(Exercise description): Everything from the first line down to the line containing "const Y_MINOR = [1000, 3000, 5000];" is to be retyped exactly, both ends included, with pictures left out.

***

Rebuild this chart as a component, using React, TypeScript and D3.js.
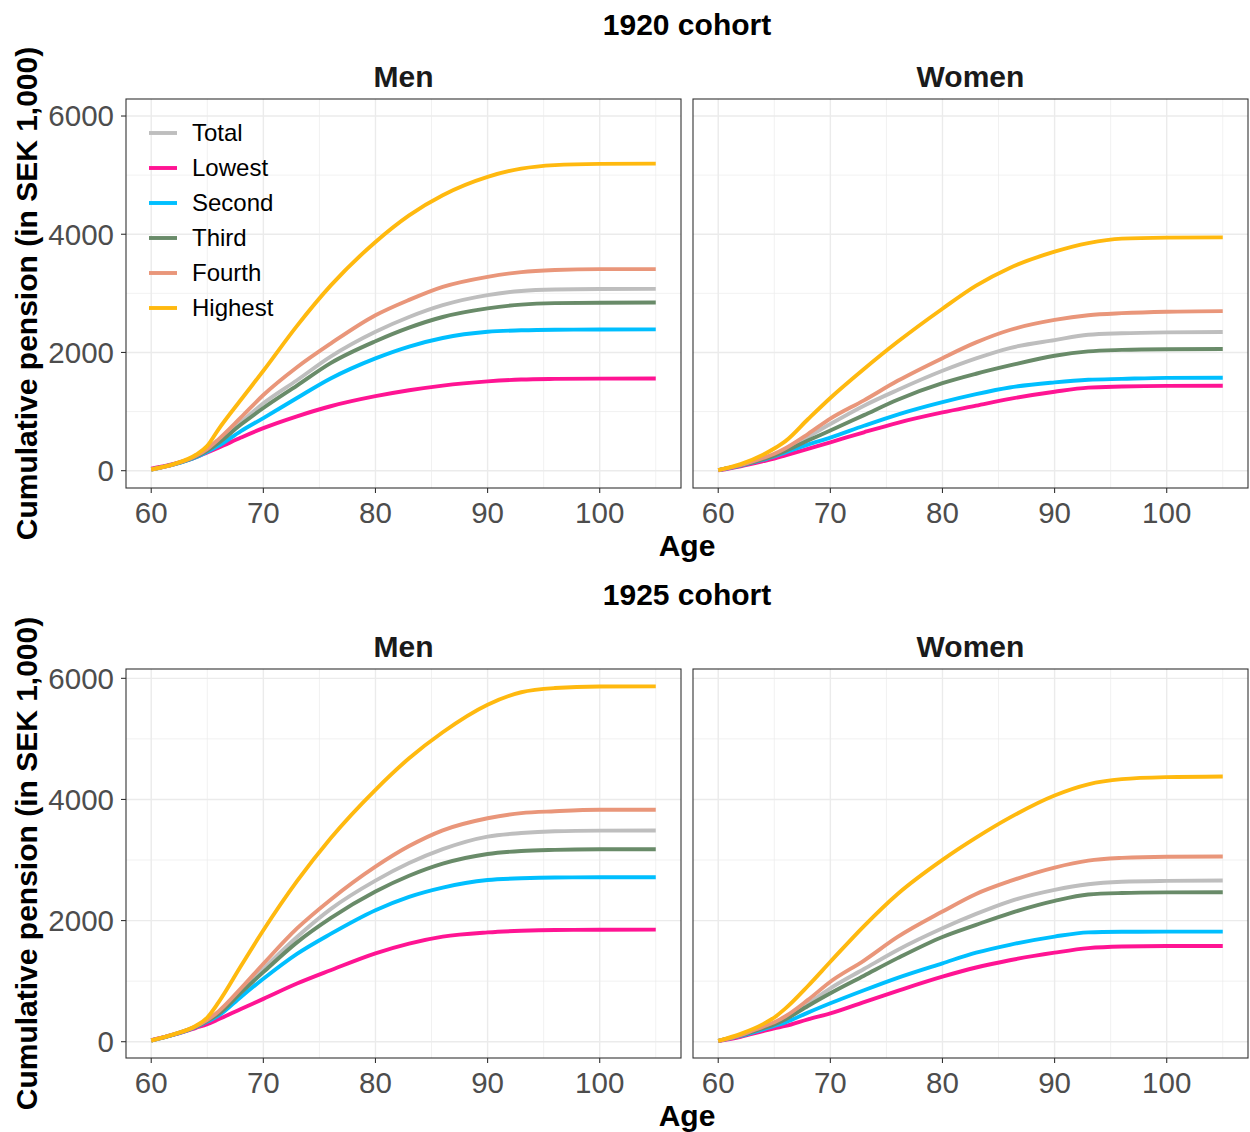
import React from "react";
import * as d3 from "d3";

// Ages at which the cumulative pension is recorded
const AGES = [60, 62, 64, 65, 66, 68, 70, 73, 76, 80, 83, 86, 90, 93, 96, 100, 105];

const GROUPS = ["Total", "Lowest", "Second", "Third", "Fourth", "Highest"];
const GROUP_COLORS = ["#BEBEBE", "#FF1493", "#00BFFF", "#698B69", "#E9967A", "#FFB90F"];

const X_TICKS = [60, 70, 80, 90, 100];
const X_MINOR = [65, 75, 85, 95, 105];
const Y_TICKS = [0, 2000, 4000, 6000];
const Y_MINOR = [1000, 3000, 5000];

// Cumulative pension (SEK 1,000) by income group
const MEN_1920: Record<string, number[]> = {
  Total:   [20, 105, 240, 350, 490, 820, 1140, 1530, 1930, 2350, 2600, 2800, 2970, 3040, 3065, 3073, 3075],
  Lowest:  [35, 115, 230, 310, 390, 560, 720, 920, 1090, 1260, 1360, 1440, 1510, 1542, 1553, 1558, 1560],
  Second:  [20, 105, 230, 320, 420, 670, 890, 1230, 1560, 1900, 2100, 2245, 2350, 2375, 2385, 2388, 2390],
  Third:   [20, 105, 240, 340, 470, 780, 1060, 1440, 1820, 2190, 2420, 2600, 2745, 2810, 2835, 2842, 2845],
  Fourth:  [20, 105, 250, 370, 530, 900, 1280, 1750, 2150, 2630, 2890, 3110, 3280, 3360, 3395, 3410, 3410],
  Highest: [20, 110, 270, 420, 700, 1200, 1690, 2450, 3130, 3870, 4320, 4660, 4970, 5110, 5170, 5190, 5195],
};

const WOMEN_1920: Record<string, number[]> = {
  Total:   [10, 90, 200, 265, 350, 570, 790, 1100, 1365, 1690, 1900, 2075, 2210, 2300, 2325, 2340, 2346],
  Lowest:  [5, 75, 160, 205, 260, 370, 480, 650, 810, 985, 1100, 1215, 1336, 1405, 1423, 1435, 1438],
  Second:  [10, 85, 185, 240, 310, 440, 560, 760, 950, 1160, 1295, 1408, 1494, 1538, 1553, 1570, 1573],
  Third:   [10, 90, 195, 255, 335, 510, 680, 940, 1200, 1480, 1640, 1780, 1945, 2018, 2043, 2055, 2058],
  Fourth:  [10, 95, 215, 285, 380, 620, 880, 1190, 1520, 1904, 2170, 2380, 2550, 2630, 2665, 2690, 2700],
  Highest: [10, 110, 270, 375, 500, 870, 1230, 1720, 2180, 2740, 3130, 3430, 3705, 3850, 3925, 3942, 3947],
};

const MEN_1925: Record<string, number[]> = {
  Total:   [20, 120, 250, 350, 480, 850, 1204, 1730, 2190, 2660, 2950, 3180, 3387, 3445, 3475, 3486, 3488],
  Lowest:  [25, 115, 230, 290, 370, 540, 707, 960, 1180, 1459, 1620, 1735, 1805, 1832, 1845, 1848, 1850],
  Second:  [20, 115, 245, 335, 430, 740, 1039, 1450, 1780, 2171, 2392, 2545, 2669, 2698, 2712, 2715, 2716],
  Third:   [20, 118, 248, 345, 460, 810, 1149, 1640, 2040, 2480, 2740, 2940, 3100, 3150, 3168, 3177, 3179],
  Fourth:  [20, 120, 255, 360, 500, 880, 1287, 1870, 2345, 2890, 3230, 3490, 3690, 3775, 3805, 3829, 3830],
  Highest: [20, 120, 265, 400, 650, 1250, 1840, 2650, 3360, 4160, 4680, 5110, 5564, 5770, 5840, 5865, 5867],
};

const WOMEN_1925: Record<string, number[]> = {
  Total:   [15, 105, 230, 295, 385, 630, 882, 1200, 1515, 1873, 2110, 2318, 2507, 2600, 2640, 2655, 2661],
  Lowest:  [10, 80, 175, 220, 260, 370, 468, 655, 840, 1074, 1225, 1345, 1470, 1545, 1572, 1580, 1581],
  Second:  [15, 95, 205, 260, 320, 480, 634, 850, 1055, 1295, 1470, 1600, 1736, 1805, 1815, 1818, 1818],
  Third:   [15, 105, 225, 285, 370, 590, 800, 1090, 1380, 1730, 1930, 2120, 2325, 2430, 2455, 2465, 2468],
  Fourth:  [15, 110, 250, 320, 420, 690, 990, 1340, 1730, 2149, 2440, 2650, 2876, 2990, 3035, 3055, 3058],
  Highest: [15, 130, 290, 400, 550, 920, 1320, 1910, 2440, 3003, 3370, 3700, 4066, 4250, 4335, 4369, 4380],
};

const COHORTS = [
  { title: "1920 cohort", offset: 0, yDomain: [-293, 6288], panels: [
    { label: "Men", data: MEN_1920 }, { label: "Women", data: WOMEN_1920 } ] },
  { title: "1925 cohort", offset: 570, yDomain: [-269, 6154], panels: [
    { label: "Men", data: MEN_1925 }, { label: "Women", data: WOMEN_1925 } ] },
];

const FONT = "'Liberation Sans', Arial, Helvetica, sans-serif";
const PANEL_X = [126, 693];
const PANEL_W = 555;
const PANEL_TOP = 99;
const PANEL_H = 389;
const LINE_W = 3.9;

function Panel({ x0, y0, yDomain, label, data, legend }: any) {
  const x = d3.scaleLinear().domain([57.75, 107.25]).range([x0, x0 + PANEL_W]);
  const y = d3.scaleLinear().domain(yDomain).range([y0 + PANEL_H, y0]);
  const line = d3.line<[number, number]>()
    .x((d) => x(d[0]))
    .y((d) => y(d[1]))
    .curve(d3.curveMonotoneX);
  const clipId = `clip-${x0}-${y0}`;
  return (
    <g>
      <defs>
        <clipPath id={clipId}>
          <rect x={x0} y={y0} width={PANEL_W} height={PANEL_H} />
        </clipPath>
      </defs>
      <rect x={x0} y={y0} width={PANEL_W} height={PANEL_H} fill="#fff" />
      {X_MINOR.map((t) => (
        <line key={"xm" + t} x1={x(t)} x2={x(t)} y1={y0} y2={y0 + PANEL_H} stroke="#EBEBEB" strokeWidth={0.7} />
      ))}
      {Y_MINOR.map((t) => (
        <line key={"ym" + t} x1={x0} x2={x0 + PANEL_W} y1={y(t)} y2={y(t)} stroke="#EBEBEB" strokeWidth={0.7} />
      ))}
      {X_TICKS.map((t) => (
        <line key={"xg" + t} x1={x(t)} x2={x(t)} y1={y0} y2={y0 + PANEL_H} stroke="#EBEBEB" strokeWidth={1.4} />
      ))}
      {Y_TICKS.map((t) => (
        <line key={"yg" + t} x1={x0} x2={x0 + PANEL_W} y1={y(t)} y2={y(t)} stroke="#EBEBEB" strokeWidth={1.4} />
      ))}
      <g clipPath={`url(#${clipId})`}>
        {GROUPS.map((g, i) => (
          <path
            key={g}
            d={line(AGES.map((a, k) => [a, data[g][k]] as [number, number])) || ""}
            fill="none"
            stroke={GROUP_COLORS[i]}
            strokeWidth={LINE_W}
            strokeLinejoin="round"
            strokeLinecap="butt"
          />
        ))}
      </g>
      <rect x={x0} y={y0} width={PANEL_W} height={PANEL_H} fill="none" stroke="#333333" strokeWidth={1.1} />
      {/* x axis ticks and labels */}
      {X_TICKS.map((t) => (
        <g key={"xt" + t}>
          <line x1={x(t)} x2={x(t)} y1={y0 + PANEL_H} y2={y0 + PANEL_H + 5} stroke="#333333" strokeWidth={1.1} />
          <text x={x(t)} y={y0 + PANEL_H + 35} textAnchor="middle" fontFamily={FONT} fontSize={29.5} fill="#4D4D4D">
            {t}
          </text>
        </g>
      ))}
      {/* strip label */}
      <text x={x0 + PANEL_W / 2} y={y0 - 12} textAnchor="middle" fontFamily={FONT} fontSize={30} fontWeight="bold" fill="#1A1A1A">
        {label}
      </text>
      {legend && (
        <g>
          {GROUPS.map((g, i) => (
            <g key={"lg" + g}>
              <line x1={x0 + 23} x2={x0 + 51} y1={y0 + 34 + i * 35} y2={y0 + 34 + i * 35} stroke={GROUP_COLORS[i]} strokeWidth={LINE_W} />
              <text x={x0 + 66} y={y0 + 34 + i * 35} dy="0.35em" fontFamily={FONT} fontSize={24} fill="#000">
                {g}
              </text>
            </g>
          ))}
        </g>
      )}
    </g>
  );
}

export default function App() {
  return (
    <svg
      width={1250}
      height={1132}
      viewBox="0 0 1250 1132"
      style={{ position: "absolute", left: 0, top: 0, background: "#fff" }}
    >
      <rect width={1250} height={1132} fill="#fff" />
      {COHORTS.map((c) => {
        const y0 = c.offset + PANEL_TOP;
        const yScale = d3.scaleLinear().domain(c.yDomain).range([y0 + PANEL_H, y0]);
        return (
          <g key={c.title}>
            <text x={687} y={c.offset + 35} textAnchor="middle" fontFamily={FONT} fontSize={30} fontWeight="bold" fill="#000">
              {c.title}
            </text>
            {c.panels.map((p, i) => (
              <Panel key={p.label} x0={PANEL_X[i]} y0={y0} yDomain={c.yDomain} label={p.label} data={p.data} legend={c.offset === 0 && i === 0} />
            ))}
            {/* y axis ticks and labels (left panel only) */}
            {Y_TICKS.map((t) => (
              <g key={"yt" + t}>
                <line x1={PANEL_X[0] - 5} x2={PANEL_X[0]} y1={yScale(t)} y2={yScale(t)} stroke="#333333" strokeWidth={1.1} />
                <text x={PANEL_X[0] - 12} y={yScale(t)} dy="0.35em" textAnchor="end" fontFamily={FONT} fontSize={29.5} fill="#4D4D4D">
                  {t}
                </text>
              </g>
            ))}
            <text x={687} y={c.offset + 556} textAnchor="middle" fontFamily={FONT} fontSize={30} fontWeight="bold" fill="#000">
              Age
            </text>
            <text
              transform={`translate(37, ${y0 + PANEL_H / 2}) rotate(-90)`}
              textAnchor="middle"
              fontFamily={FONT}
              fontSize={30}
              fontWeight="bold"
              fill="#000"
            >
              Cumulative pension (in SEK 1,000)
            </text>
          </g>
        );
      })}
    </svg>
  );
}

***

(Written answer):
Rebuild this chart as a component, using React, TypeScript and D3.js.
import React from "react";
import * as d3 from "d3";

// Ages at which the cumulative pension is recorded
const AGES = [60, 62, 64, 65, 66, 68, 70, 73, 76, 80, 83, 86, 90, 93, 96, 100, 105];

const GROUPS = ["Total", "Lowest", "Second", "Third", "Fourth", "Highest"];
const GROUP_COLORS = ["#BEBEBE", "#FF1493", "#00BFFF", "#698B69", "#E9967A", "#FFB90F"];

const X_TICKS = [60, 70, 80, 90, 100];
const X_MINOR = [65, 75, 85, 95, 105];
const Y_TICKS = [0, 2000, 4000, 6000];
const Y_MINOR = [1000, 3000, 5000];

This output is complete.